Dataset records:
** start **
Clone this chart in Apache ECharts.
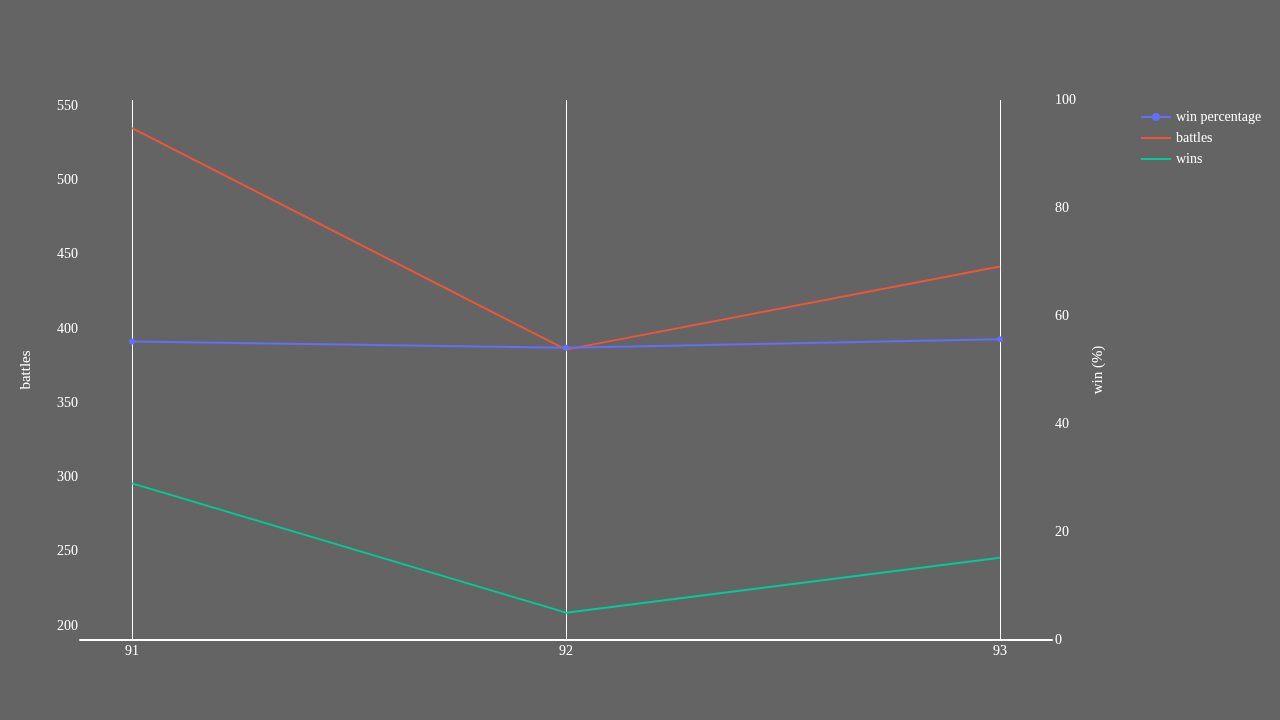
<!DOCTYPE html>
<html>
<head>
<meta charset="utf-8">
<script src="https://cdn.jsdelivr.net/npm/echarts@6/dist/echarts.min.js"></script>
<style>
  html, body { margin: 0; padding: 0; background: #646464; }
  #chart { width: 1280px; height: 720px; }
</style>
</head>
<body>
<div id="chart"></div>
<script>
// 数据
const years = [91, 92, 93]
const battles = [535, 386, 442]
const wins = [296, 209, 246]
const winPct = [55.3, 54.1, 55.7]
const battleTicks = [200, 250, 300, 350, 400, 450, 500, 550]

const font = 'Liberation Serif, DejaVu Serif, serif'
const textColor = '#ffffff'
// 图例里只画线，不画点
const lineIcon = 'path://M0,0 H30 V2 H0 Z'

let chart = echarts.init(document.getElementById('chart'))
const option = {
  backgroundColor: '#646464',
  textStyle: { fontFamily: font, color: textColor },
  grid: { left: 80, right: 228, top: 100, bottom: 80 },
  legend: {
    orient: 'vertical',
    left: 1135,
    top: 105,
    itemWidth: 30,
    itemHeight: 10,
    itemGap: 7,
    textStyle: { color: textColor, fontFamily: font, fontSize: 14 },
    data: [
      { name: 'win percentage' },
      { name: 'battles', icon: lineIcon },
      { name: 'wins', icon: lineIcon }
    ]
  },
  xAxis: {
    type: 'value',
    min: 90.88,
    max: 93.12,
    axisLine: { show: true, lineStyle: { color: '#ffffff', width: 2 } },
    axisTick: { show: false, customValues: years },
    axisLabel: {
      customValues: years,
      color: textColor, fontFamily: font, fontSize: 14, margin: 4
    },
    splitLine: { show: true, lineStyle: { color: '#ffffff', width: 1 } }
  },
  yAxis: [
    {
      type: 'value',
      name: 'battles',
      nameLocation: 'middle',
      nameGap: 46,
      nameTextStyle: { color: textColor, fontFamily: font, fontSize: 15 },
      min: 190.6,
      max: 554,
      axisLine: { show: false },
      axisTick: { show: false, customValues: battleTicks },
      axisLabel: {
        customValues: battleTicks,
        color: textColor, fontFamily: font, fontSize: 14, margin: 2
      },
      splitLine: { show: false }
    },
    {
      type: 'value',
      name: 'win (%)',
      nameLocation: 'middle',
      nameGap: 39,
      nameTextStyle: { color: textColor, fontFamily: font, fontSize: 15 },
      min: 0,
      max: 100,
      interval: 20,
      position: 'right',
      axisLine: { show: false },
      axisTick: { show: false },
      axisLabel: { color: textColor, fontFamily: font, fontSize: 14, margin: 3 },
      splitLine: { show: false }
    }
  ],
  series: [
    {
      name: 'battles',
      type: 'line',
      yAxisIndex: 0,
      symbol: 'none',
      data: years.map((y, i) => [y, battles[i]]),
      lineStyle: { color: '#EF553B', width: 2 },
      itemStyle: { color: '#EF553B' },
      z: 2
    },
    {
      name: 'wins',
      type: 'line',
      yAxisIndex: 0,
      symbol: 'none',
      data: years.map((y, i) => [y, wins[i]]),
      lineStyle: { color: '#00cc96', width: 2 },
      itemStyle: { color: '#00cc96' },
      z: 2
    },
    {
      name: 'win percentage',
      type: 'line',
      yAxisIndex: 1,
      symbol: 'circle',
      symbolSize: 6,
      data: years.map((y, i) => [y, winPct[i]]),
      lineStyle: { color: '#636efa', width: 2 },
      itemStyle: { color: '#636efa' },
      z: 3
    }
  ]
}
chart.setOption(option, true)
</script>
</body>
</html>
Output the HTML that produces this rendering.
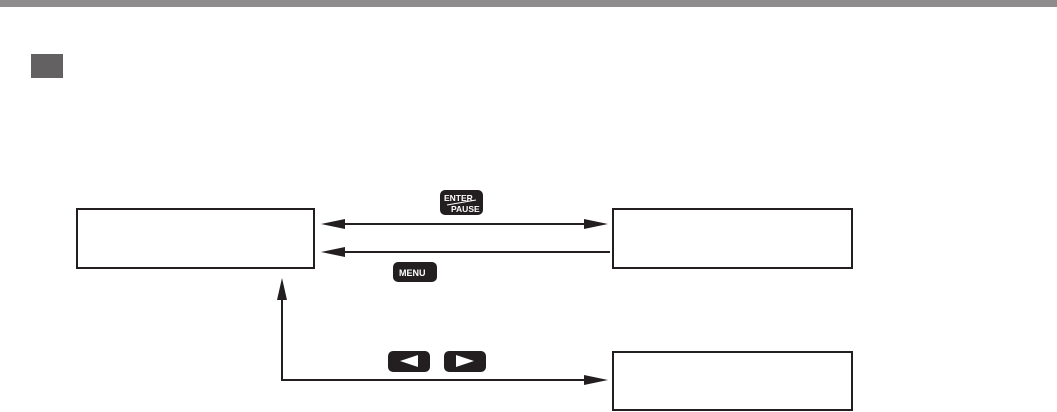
** end **
Prompt:
Repeat the records above exactly, omitting every picture.

The completed task:
Clone this chart in Apache ECharts.
<!DOCTYPE html>
<html>
<head>
<meta charset="utf-8">
<script src="https://cdn.jsdelivr.net/npm/echarts@6/dist/echarts.min.js"></script>
<style>
  html, body { margin: 0; padding: 0; background: #646464; }
  #chart { width: 1280px; height: 720px; }
</style>
</head>
<body>
<div id="chart"></div>
<script>
// 数据
const years = [91, 92, 93]
const battles = [535, 386, 442]
const wins = [296, 209, 246]
const winPct = [55.3, 54.1, 55.7]
const battleTicks = [200, 250, 300, 350, 400, 450, 500, 550]

const font = 'Liberation Serif, DejaVu Serif, serif'
const textColor = '#ffffff'
// 图例里只画线，不画点
const lineIcon = 'path://M0,0 H30 V2 H0 Z'

let chart = echarts.init(document.getElementById('chart'))
const option = {
  backgroundColor: '#646464',
  textStyle: { fontFamily: font, color: textColor },
  grid: { left: 80, right: 228, top: 100, bottom: 80 },
  legend: {
    orient: 'vertical',
    left: 1135,
    top: 105,
    itemWidth: 30,
    itemHeight: 10,
    itemGap: 7,
    textStyle: { color: textColor, fontFamily: font, fontSize: 14 },
    data: [
      { name: 'win percentage' },
      { name: 'battles', icon: lineIcon },
      { name: 'wins', icon: lineIcon }
    ]
  },
  xAxis: {
    type: 'value',
    min: 90.88,
    max: 93.12,
    axisLine: { show: true, lineStyle: { color: '#ffffff', width: 2 } },
    axisTick: { show: false, customValues: years },
    axisLabel: {
      customValues: years,
      color: textColor, fontFamily: font, fontSize: 14, margin: 4
    },
    splitLine: { show: true, lineStyle: { color: '#ffffff', width: 1 } }
  },
  yAxis: [
    {
      type: 'value',
      name: 'battles',
      nameLocation: 'middle',
      nameGap: 46,
      nameTextStyle: { color: textColor, fontFamily: font, fontSize: 15 },
      min: 190.6,
      max: 554,
      axisLine: { show: false },
      axisTick: { show: false, customValues: battleTicks },
      axisLabel: {
        customValues: battleTicks,
        color: textColor, fontFamily: font, fontSize: 14, margin: 2
      },
      splitLine: { show: false }
    },
    {
      type: 'value',
      name: 'win (%)',
      nameLocation: 'middle',
      nameGap: 39,
      nameTextStyle: { color: textColor, fontFamily: font, fontSize: 15 },
      min: 0,
      max: 100,
      interval: 20,
      position: 'right',
      axisLine: { show: false },
      axisTick: { show: false },
      axisLabel: { color: textColor, fontFamily: font, fontSize: 14, margin: 3 },
      splitLine: { show: false }
    }
  ],
  series: [
    {
      name: 'battles',
      type: 'line',
      yAxisIndex: 0,
      symbol: 'none',
      data: years.map((y, i) => [y, battles[i]]),
      lineStyle: { color: '#EF553B', width: 2 },
      itemStyle: { color: '#EF553B' },
      z: 2
    },
    {
      name: 'wins',
      type: 'line',
      yAxisIndex: 0,
      symbol: 'none',
      data: years.map((y, i) => [y, wins[i]]),
      lineStyle: { color: '#00cc96', width: 2 },
      itemStyle: { color: '#00cc96' },
      z: 2
    },
    {
      name: 'win percentage',
      type: 'line',
      yAxisIndex: 1,
      symbol: 'circle',
      symbolSize: 6,
      data: years.map((y, i) => [y, winPct[i]]),
      lineStyle: { color: '#636efa', width: 2 },
      itemStyle: { color: '#636efa' },
      z: 3
    }
  ]
}
chart.setOption(option, true)
</script>
</body>
</html>
Output the HTML that produces this rendering.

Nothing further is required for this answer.